→ WRITTEN PROBLEM: Return the material exactly, first line through the line containing "from matplotlib.ticker import", and nothing more. Pictures stay out.
:: DATA TO PROCESS ::
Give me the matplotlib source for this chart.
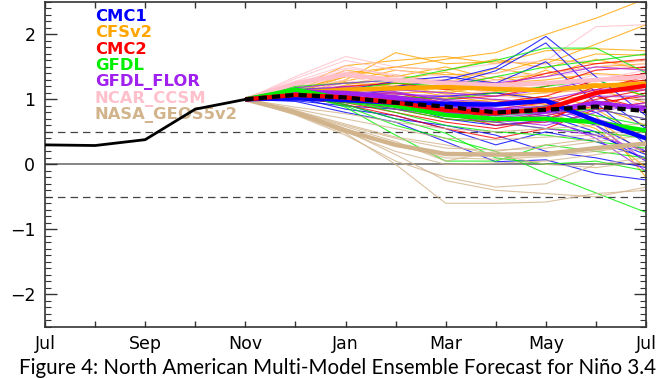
import matplotlib
matplotlib.use("Agg")
import matplotlib.pyplot as plt
from matplotlib.ticker import MultipleLocator, FixedLocator

# ---------------- data ----------------
month_labels = ["Jul", "", "Sep", "", "Nov", "", "Jan", "", "Mar", "", "May", "", "Jul"]
obs_months = [0, 1, 2, 3, 4]
obs_values = [0.30, 0.29, 0.38, 0.85, 1.00]
fc_months = [4, 5, 6, 7, 8, 9, 10, 11, 12]   # Nov .. Jul

model_names = ["CMC1", "CFSv2", "CMC2", "GFDL", "GFDL_FLOR", "NCAR_CCSM", "NASA_GEOS5v2"]
model_colors = ["#0000FF", "#FFA500", "#FF0000", "#00EE00", "#A020F0", "#FFC0CB", "#D2B48C"]

cmc1_members = [
    [1.0, 1.06, 1.10, 1.20, 1.30, 1.49, 1.97, 1.35, 0.75],
    [1.0, 1.04, 1.05, 1.15, 1.22, 1.44, 1.87, 1.10, 0.55],
    [1.0, 1.02, 1.15, 1.28, 1.35, 1.25, 1.58, 0.95, 0.30],
    [1.0, 1.00, 0.95, 1.00, 1.05, 1.10, 1.00, 0.80, 0.40],
    [1.0, 0.98, 0.90, 0.85, 0.80, 0.75, 0.85, 0.60, 0.20],
    [1.0, 1.03, 0.85, 0.75, 0.55, 0.30, 0.50, 0.35, 0.10],
    [1.0, 0.97, 0.80, 0.65, 0.35, 0.04, 0.07, -0.14, -0.24],
    [1.0, 1.05, 0.92, 0.70, 0.60, 0.45, 0.20, 0.10, -0.05],
    [1.0, 1.01, 1.00, 0.95, 0.70, 0.60, 0.68, 0.45, 0.15],
    [1.0, 0.99, 0.96, 0.90, 0.98, 0.85, 0.75, 0.50, 0.05],
]
cfsv2_members = [
    [1.0, 1.15, 1.35, 1.50, 1.62, 1.72, 2.00, 2.25, 2.55],
    [1.0, 1.12, 1.30, 1.72, 1.55, 1.58, 1.55, 1.85, 2.15],
    [1.0, 1.18, 1.52, 1.60, 1.66, 1.55, 1.75, 1.78, 1.75],
    [1.0, 1.10, 1.40, 1.50, 1.45, 1.62, 1.48, 1.70, 1.68],
    [1.0, 1.08, 1.28, 1.45, 1.38, 1.40, 1.62, 1.55, 1.60],
    [1.0, 1.14, 1.45, 1.35, 1.50, 1.30, 1.40, 1.50, 1.55],
    [1.0, 1.06, 1.22, 1.38, 1.25, 1.48, 1.35, 1.62, 1.45],
    [1.0, 1.10, 1.35, 1.30, 1.42, 1.25, 1.30, 1.40, 1.35],
    [1.0, 1.05, 1.18, 1.25, 1.20, 1.35, 1.22, 1.30, 1.28],
    [1.0, 1.09, 1.26, 1.20, 1.30, 1.18, 1.45, 1.20, 1.15],
    [1.0, 1.04, 1.15, 1.15, 1.10, 1.22, 1.15, 1.25, 1.05],
    [1.0, 1.07, 1.20, 1.28, 1.15, 1.05, 1.10, 1.15, 0.95],
    [1.0, 1.03, 1.10, 1.08, 1.02, 1.12, 1.00, 1.05, 0.80],
    [1.0, 1.05, 1.12, 1.18, 1.05, 0.95, 1.05, 0.90, 0.60],
    [1.0, 1.02, 1.05, 1.00, 0.95, 1.00, 0.92, 0.85, 0.40],
    [1.0, 1.06, 1.16, 1.10, 1.12, 0.98, 0.88, 0.70, 0.15],
    [1.0, 1.03, 1.08, 1.05, 0.90, 0.85, 0.80, 0.55, -0.05],
    [1.0, 1.04, 1.14, 1.22, 1.08, 1.10, 0.95, 0.75, -0.20],
]
cmc2_members = [
    [1.0, 1.10, 1.20, 1.25, 1.15, 1.20, 1.40, 1.55, 1.62],
    [1.0, 1.08, 1.12, 1.05, 1.00, 1.05, 1.20, 1.45, 1.50],
    [1.0, 1.06, 1.05, 1.00, 0.90, 0.95, 1.05, 1.30, 1.40],
    [1.0, 1.09, 1.00, 0.90, 0.80, 0.75, 0.90, 1.20, 1.30],
    [1.0, 1.05, 0.98, 0.85, 0.70, 0.65, 0.80, 1.00, 1.15],
    [1.0, 1.07, 0.95, 0.80, 0.65, 0.55, 0.70, 0.95, 1.05],
    [1.0, 1.04, 0.92, 0.75, 0.55, 0.40, 0.55, 0.85, 0.95],
    [1.0, 1.08, 1.08, 1.10, 0.95, 0.85, 0.95, 1.15, 1.35],
    [1.0, 1.05, 1.02, 0.95, 0.88, 0.70, 0.75, 0.90, 1.10],
    [1.0, 1.06, 0.98, 0.92, 0.78, 0.60, 0.65, 1.05, 0.85],
]
gfdl_members = [
    [1.0, 1.20, 1.25, 1.30, 1.45, 1.60, 1.79, 1.79, 1.41],
    [1.0, 1.18, 1.15, 1.25, 1.20, 1.35, 1.50, 1.60, 1.70],
    [1.0, 1.16, 1.10, 1.05, 1.00, 1.10, 1.20, 1.30, 1.05],
    [1.0, 1.14, 1.00, 0.95, 0.85, 0.80, 0.90, 0.75, 0.60],
    [1.0, 1.12, 0.95, 0.85, 0.70, 0.65, 0.55, 0.50, 0.40],
    [1.0, 1.15, 0.98, 0.80, 0.60, 0.50, 0.45, 0.35, 0.25],
    [1.0, 1.10, 0.90, 0.60, 0.40, 0.20, -0.14, -0.44, -0.74],
    [1.0, 1.13, 0.92, 0.70, 0.48, 0.10, 0.00, 0.05, -0.10],
    [1.0, 1.17, 1.05, 0.90, 0.90, 0.75, 0.80, 0.85, 0.70],
    [1.0, 1.11, 0.88, 0.45, 0.05, 0.05, 0.30, 0.20, 0.10],
]
flor_members = [
    [1.0, 1.18, 1.25, 1.30, 1.28, 1.25, 1.35, 1.50, 1.45],
    [1.0, 1.15, 1.20, 1.15, 1.10, 1.05, 1.15, 1.30, 1.35],
    [1.0, 1.14, 1.15, 1.10, 1.00, 0.95, 1.00, 1.15, 1.20],
    [1.0, 1.12, 1.10, 1.05, 0.95, 0.85, 0.90, 1.05, 1.05],
    [1.0, 1.10, 1.08, 1.00, 0.90, 0.80, 0.75, 0.95, 0.90],
    [1.0, 1.13, 1.05, 0.95, 0.85, 0.75, 0.70, 0.85, 0.70],
    [1.0, 1.11, 1.02, 0.90, 0.80, 0.70, 0.65, 0.70, 0.50],
    [1.0, 1.09, 1.00, 0.85, 0.75, 0.65, 0.55, 0.45, 0.20],
    [1.0, 1.16, 1.12, 1.08, 1.05, 1.00, 0.95, 0.60, 0.05],
    [1.0, 1.12, 1.06, 0.98, 0.88, 0.78, 0.72, 0.40, -0.10],
    [1.0, 1.14, 1.18, 1.12, 0.98, 0.92, 0.85, 1.10, 1.15],
    [1.0, 1.10, 1.04, 0.92, 0.82, 0.68, 0.60, 0.80, 0.95],
]
ncar_members = [
    [1.0, 1.35, 1.66, 1.50, 1.45, 1.55, 1.59, 2.12, 2.15],
    [1.0, 1.32, 1.60, 1.45, 1.35, 1.40, 1.55, 1.60, 1.70],
    [1.0, 1.28, 1.52, 1.35, 1.30, 1.25, 1.35, 1.45, 1.55],
    [1.0, 1.25, 1.48, 1.38, 1.20, 1.30, 1.25, 1.30, 1.45],
    [1.0, 1.22, 1.45, 1.25, 1.28, 1.15, 1.20, 1.38, 1.35],
    [1.0, 1.20, 1.40, 1.30, 1.15, 1.20, 1.10, 1.20, 1.25],
    [1.0, 1.18, 1.36, 1.20, 1.22, 1.10, 1.15, 1.10, 1.15],
    [1.0, 1.15, 1.30, 1.15, 1.10, 1.05, 1.00, 1.05, 1.00],
    [1.0, 1.22, 1.42, 1.28, 1.25, 1.35, 1.40, 1.50, 1.60],
    [1.0, 1.12, 1.25, 1.10, 1.05, 1.15, 1.25, 1.15, 0.90],
]
nasa_members = [
    [1.0, 0.88, 0.78, 0.65, 0.55, 0.50, 0.55, 0.60, 0.62],
    [1.0, 0.85, 0.70, 0.55, 0.40, 0.38, 0.42, 0.45, 0.55],
    [1.0, 0.82, 0.60, 0.40, 0.25, 0.22, 0.25, 0.35, 0.45],
    [1.0, 0.80, 0.55, 0.30, 0.10, 0.08, 0.12, 0.20, 0.30],
    [1.0, 0.78, 0.50, 0.20, 0.00, 0.02, 0.05, 0.15, 0.25],
    [1.0, 0.76, 0.45, 0.05, -0.20, -0.35, -0.30, 0.00, 0.10],
    [1.0, 0.77, 0.48, 0.00, -0.60, -0.60, -0.58, -0.45, -0.40],
    [1.0, 0.79, 0.52, 0.15, -0.25, -0.40, -0.45, -0.50, -0.35],
    [1.0, 0.83, 0.62, 0.42, 0.30, 0.15, 0.00, -0.05, 0.05],
    [1.0, 0.81, 0.58, 0.35, 0.05, 0.20, 0.30, 0.40, 0.50],
]

cmc1_mean = [1.0, 1.03, 0.99, 0.95, 0.93, 0.92, 0.98, 0.67, 0.40]
cfsv2_mean = [1.0, 1.10, 1.15, 1.17, 1.19, 1.16, 1.14, 1.21, 1.24]
cmc2_mean = [1.0, 1.07, 1.03, 0.95, 0.84, 0.79, 0.85, 1.10, 1.21]
gfdl_mean = [1.0, 1.15, 1.00, 0.90, 0.76, 0.70, 0.70, 0.65, 0.52]
flor_mean = [1.0, 1.12, 1.10, 1.03, 0.93, 0.84, 0.81, 0.95, 0.85]
ncar_mean = [1.0, 1.25, 1.38, 1.30, 1.25, 1.22, 1.25, 1.30, 1.35]
nasa_mean = [1.0, 0.80, 0.52, 0.30, 0.16, 0.15, 0.16, 0.25, 0.32]
nmme_mean = [1.0, 1.07, 1.03, 0.95, 0.89, 0.80, 0.84, 0.89, 0.82]

members = [cmc1_members, cfsv2_members, cmc2_members, gfdl_members,
           flor_members, ncar_members, nasa_members]
means = [cmc1_mean, cfsv2_mean, cmc2_mean, gfdl_mean, flor_mean, ncar_mean, nasa_mean]

# ---------------- figure ----------------
W, H = 671, 378
fig = plt.figure(figsize=(W / 100, H / 100), dpi=100)
left, right, top, bottom = 45, 646, 2, 326.7
ax = fig.add_axes([left / W, (H - bottom) / H, (right - left) / W, (bottom - top) / H])

# reference lines
ax.axhline(0, color="#707070", lw=1.2, zorder=1)
for yv in (0.5, -0.5):
    ax.axhline(yv, color="#444444", lw=0.9, ls=(0, (6, 4)), zorder=1)

# ensemble members
draw_order = [1, 5, 0, 2, 3, 4, 6]
for i in draw_order:
    for m in members[i]:
        ax.plot(fc_months, m, color=model_colors[i], lw=0.8, alpha=0.8, zorder=2)

# model means
for i in [6, 5, 1, 4, 3, 0, 2]:
    ax.plot(fc_months, means[i], color=model_colors[i], lw=3.2, zorder=3,
            solid_capstyle="butt")

ax.plot(fc_months, nmme_mean, color="black", lw=3.0, ls=(0, (2.0, 1.2)), zorder=4)
ax.plot(obs_months, obs_values, color="black", lw=2.0, zorder=4)

# axes
ax.set_xlim(0, 12)
ax.set_ylim(-2.5, 2.5)
ax.xaxis.set_major_locator(FixedLocator(list(range(13))))
ax.set_xticklabels(month_labels)
ax.yaxis.set_major_locator(MultipleLocator(1))
ax.yaxis.set_minor_locator(MultipleLocator(0.1))
ax.tick_params(axis="x", which="major", direction="in", length=4.5, width=1.0,
               top=True, bottom=True, labelsize=12.5, pad=6, colors="#333333",
               labelcolor="black")
ax.tick_params(axis="y", which="major", direction="in", length=8.5, width=1.0,
               left=True, right=True, labelsize=12.5, pad=7, colors="#333333",
               labelcolor="black")
ax.tick_params(axis="y", which="minor", direction="in", length=4.3, width=0.8,
               left=True, right=True, colors="#333333")
for s in ax.spines.values():
    s.set_linewidth(1.2)
    s.set_color("#333333")

# legend text
baselines = [20.7, 37.1, 53.5, 69.9, 86.3, 102.7, 119.1]
for name, col, b in zip(model_names, model_colors, baselines):
    ax.text((95 - left) / (right - left), 1 - (b - top) / (bottom - top), name,
            color=col, fontsize=11.8, fontweight="bold", family="DejaVu Sans",
            transform=ax.transAxes, ha="left", va="baseline", zorder=2.5)

fig.text(337.5 / W, (H - 374) / H,
         "Figure 4: North American Multi-Model Ensemble Forecast for Niño 3.4",
         ha="center", va="baseline", fontsize=14.8, family="Lato", color="black")

fig.savefig("out.png", dpi=100)
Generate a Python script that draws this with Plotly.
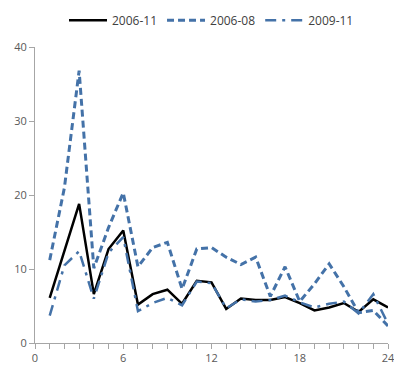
import plotly.graph_objects as go

months = list(range(1, 25))
s_2006_11 = [6.1, 12.4, 18.8, 6.6, 12.7, 15.2, 5.2, 6.6, 7.2, 5.3, 8.4, 8.2,
             4.6, 6.0, 5.8, 5.8, 6.2, 5.4, 4.4, 4.8, 5.4, 4.2, 5.9, 4.8]
s_2006_08 = [11.2, 21.0, 36.8, 10.1, 15.6, 20.3, 10.3, 12.9, 13.6, 7.3, 12.7, 12.9,
             11.6, 10.6, 11.6, 6.3, 10.3, 5.6, 8.0, 10.7, 7.6, 4.1, 4.4, 2.3]
s_2009_11 = [3.7, 10.5, 12.4, 6.0, 12.2, 14.3, 4.3, 5.4, 6.1, 5.1, 8.3, 8.1,
             4.7, 5.9, 5.6, 5.8, 6.4, 5.5, 4.8, 5.3, 5.6, 4.0, 6.6, 2.6]

blue = "#4472A8"
axis_col = "#A6A6A6"
font_col = "#595959"

fig = go.Figure()
fig.add_trace(go.Scatter(x=months, y=s_2006_11, name="2006-11", mode="lines",
                         line=dict(color="black", width=2.5)))
fig.add_trace(go.Scatter(x=months, y=s_2006_08, name="2006-08", mode="lines",
                         line=dict(color=blue, width=3, dash="7px,4px")))
fig.add_trace(go.Scatter(x=months, y=s_2009_11, name="2009-11", mode="lines",
                         line=dict(color=blue, width=2.5, dash="11px,6px,3px,6px")))

fig.update_xaxes(
    range=[0, 24], tickvals=[0, 6, 12, 18, 24], showgrid=False, zeroline=False,
    showline=True, linecolor=axis_col, linewidth=1, automargin=False,
    ticks="outside", ticklen=5, tickcolor=axis_col,
    minor=dict(tickvals=months, ticks="outside", ticklen=5, tickcolor=axis_col),
    tickfont=dict(size=11, color=font_col, family="Open Sans"),
    ticklabeloverflow="allow",
)
fig.update_yaxes(
    range=[0, 40], dtick=10, showgrid=False, zeroline=False,
    showline=True, linecolor=axis_col, linewidth=1, automargin=False,
    ticks="outside", ticklen=5, tickcolor=axis_col,
    tickfont=dict(size=11, color=font_col, family="Open Sans"),
)
fig.update_layout(
    width=394, height=365,
    margin=dict(l=35, r=6, t=43, b=22),
    plot_bgcolor="white", paper_bgcolor="white",
    legend=dict(orientation="h", x=0.5, xanchor="center", y=1.09, yanchor="middle",
                font=dict(size=12, color="#404040", family="Open Sans"),
                itemwidth=38, tracegroupgap=0),
)
# drop the default page margin so the chart sits at the window's corner
fig.write_html("out.html", config={"displayModeBar": False},
               post_script="document.body.style.margin='0';")
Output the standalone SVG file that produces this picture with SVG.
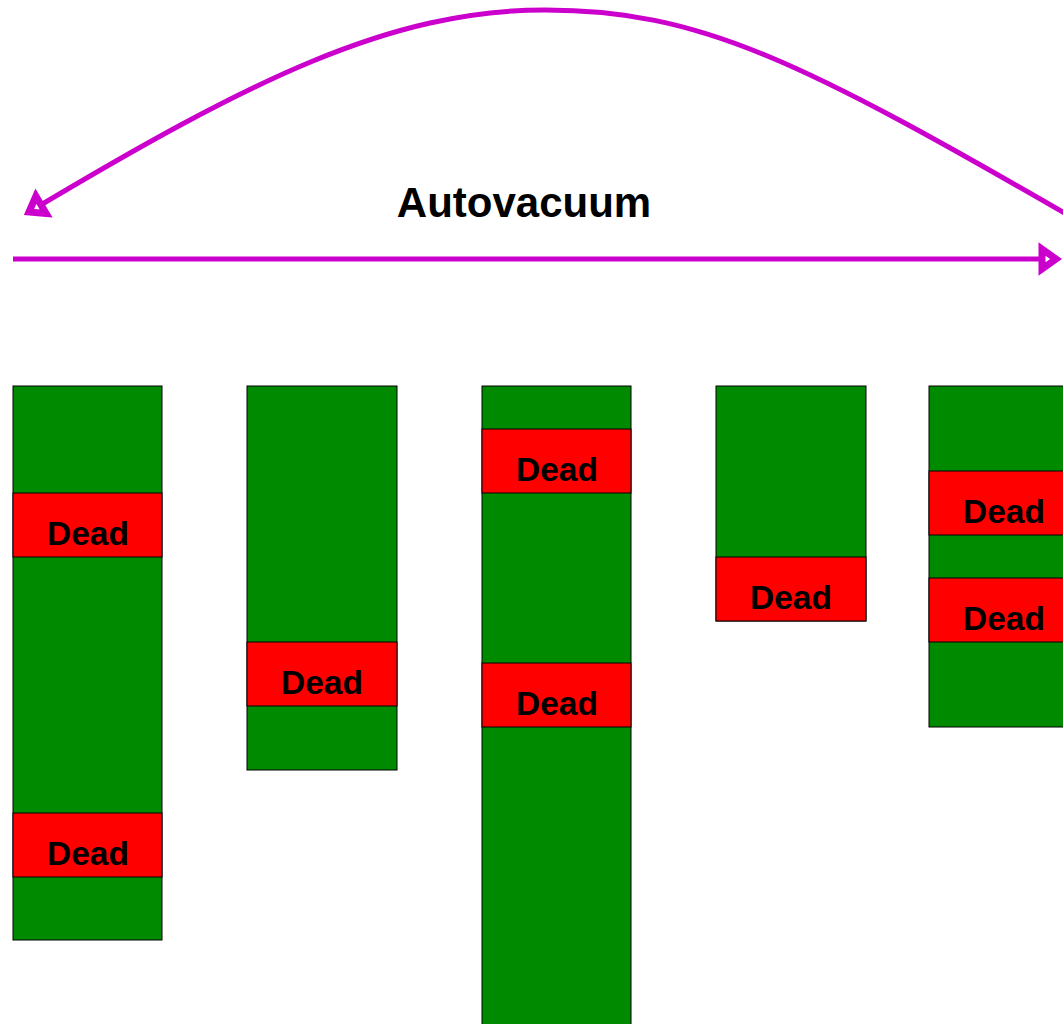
:::
→ TASK RESPONSE:
Give me the matplotlib source for this chart.
import matplotlib
matplotlib.use("Agg")
import matplotlib.pyplot as plt
from matplotlib.ticker import MultipleLocator, FixedLocator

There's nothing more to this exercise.